Dataset section:
[Start]

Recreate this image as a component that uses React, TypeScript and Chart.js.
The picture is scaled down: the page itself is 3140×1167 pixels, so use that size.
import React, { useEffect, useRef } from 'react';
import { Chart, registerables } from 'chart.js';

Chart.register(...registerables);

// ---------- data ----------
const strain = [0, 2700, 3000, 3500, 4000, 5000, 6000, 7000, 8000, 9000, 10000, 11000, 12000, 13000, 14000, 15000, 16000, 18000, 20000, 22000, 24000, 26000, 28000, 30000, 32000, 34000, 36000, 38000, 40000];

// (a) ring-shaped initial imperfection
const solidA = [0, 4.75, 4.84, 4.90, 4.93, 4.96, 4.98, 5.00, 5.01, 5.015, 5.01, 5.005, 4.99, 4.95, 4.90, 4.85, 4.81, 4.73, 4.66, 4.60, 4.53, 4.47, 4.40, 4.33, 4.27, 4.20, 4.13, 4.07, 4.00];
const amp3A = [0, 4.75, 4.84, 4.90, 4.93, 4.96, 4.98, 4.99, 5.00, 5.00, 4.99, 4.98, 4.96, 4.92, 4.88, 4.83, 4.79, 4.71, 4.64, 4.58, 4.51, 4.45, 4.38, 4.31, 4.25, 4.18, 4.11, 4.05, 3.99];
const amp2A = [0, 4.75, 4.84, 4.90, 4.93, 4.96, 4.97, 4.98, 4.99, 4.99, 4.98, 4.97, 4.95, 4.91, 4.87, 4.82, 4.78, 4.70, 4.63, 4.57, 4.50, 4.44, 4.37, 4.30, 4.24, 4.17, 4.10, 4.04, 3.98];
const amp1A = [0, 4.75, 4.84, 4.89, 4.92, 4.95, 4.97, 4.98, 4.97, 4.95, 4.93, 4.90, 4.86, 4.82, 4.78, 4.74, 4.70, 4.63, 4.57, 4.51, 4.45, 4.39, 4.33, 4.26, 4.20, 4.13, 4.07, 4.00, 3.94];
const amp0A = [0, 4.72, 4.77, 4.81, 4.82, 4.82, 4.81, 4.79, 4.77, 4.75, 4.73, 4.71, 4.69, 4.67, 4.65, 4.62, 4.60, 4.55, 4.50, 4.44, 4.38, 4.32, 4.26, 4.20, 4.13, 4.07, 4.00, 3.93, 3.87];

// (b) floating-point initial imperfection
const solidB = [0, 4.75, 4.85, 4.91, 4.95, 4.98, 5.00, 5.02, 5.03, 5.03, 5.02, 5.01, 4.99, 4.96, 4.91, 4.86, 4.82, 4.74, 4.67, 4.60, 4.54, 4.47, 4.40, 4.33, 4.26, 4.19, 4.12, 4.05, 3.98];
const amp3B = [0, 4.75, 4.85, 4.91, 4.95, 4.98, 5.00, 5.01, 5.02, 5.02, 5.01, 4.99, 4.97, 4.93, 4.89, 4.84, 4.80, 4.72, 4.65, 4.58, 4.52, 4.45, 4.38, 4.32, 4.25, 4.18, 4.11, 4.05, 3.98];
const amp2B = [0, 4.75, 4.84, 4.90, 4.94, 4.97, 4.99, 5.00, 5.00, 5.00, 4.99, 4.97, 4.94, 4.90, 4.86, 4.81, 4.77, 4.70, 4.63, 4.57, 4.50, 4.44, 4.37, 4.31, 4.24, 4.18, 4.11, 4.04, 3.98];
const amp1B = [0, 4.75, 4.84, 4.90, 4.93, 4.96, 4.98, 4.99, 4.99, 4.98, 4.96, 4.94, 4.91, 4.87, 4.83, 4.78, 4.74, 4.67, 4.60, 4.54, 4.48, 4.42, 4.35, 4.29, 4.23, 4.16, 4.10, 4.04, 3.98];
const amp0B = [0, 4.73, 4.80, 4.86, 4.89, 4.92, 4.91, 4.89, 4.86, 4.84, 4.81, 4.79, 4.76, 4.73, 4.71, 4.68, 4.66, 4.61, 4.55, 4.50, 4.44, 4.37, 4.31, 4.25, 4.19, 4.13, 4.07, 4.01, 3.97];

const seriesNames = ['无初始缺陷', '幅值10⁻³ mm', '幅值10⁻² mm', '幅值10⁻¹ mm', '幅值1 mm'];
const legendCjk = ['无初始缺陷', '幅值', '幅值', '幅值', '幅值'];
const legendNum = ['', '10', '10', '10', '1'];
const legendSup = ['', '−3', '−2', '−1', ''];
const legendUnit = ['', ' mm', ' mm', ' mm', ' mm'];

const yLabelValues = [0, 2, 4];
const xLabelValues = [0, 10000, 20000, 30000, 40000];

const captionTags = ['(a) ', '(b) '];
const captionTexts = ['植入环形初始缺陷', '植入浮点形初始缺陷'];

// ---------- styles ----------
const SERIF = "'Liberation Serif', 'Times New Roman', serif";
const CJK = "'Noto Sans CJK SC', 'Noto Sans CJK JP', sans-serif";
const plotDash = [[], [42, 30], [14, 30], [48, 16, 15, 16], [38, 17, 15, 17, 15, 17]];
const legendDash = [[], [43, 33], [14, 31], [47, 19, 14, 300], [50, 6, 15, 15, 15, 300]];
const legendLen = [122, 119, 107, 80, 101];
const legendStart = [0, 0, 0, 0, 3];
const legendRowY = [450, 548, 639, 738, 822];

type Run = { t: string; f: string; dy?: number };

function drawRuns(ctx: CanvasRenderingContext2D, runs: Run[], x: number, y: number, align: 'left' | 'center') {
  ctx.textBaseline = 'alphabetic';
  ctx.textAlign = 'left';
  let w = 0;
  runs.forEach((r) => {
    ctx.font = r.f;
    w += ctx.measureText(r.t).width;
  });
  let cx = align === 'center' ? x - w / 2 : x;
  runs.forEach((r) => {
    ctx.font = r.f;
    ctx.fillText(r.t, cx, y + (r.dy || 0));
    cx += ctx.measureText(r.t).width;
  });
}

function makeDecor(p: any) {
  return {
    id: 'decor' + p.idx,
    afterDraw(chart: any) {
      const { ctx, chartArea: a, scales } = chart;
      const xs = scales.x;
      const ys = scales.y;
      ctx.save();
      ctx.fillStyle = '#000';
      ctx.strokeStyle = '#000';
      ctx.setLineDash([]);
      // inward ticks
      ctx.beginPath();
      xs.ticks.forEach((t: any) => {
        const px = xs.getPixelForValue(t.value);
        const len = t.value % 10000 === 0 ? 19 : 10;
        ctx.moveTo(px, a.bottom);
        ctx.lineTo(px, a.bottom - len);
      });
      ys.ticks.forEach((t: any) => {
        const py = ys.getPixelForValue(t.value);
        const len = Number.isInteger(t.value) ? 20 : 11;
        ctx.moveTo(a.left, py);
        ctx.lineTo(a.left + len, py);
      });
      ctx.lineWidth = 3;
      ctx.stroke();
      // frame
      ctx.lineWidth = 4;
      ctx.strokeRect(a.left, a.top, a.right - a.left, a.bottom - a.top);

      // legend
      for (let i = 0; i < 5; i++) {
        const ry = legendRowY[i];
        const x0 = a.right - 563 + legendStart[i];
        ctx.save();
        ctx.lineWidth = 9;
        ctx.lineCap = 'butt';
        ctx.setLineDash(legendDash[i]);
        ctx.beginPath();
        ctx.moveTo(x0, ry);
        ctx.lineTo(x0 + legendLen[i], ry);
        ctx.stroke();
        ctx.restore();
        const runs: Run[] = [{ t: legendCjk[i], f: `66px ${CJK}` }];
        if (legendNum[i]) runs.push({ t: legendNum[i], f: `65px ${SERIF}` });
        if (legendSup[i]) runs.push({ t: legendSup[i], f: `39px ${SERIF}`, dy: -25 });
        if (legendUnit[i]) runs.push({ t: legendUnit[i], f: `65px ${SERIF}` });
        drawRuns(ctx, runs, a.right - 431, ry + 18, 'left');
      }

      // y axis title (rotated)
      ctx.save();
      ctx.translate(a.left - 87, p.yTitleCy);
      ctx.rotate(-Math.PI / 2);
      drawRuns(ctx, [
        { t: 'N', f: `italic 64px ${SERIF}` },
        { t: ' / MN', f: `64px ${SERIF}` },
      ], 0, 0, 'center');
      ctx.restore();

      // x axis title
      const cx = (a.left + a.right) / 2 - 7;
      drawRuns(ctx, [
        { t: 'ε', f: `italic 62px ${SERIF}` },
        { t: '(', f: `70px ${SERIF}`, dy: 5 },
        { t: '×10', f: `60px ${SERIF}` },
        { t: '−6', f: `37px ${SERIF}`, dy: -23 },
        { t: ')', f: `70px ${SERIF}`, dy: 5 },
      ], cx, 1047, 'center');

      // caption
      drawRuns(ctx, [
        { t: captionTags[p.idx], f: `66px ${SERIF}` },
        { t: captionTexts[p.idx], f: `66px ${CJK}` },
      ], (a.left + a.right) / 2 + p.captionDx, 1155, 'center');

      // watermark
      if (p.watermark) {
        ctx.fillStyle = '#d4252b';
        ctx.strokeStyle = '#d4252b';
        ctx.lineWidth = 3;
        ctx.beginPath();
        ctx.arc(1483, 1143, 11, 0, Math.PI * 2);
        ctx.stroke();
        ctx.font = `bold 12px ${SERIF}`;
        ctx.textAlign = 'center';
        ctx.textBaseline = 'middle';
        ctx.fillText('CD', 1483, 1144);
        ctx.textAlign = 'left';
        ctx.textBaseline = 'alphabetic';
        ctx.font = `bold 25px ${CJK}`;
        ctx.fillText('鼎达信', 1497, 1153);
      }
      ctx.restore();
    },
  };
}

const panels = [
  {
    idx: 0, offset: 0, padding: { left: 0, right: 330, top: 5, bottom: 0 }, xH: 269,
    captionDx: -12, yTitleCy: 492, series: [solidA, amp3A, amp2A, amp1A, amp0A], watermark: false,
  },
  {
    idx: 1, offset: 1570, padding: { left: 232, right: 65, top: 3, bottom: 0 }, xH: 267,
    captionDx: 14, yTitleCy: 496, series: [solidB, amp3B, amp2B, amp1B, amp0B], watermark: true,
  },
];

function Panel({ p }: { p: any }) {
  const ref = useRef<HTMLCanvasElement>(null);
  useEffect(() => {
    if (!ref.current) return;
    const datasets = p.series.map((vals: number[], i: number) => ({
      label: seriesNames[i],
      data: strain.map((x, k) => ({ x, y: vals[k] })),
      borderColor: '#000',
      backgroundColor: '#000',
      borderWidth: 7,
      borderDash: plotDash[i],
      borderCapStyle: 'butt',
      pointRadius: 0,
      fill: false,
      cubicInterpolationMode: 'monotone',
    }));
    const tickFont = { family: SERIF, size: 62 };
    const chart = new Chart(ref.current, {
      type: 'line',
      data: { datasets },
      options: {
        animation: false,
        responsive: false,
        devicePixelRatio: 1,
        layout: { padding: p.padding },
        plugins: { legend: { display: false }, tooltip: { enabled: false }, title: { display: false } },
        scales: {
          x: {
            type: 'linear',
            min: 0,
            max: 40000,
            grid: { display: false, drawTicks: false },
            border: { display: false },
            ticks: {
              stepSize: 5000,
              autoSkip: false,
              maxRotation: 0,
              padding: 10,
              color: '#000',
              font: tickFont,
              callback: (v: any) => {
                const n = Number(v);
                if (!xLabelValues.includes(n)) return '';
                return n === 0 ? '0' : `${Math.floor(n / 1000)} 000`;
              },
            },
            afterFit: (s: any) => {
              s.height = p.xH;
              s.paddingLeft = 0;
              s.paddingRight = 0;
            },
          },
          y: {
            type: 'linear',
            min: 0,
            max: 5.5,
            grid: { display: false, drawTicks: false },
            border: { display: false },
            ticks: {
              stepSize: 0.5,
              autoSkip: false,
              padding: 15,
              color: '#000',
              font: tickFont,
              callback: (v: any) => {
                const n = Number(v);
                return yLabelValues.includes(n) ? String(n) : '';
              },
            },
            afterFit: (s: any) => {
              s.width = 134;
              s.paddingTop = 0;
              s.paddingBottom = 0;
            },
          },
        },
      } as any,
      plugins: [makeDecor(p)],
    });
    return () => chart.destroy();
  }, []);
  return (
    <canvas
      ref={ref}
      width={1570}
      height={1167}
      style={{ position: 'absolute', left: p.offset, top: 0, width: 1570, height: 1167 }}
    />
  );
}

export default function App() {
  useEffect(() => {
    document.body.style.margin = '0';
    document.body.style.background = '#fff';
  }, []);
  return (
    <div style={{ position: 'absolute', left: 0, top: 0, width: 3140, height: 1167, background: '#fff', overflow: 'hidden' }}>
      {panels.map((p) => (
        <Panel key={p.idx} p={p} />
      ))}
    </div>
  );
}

[End]

Short problem: The required output is the exact run of lines from the beginning of the listing above to the line that contains "36000, 38000, 40000];", inclusive of both.

Task response:
Recreate this image as a component that uses React, TypeScript and Chart.js.
The picture is scaled down: the page itself is 3140×1167 pixels, so use that size.
import React, { useEffect, useRef } from 'react';
import { Chart, registerables } from 'chart.js';

Chart.register(...registerables);

// ---------- data ----------
const strain = [0, 2700, 3000, 3500, 4000, 5000, 6000, 7000, 8000, 9000, 10000, 11000, 12000, 13000, 14000, 15000, 16000, 18000, 20000, 22000, 24000, 26000, 28000, 30000, 32000, 34000, 36000, 38000, 40000];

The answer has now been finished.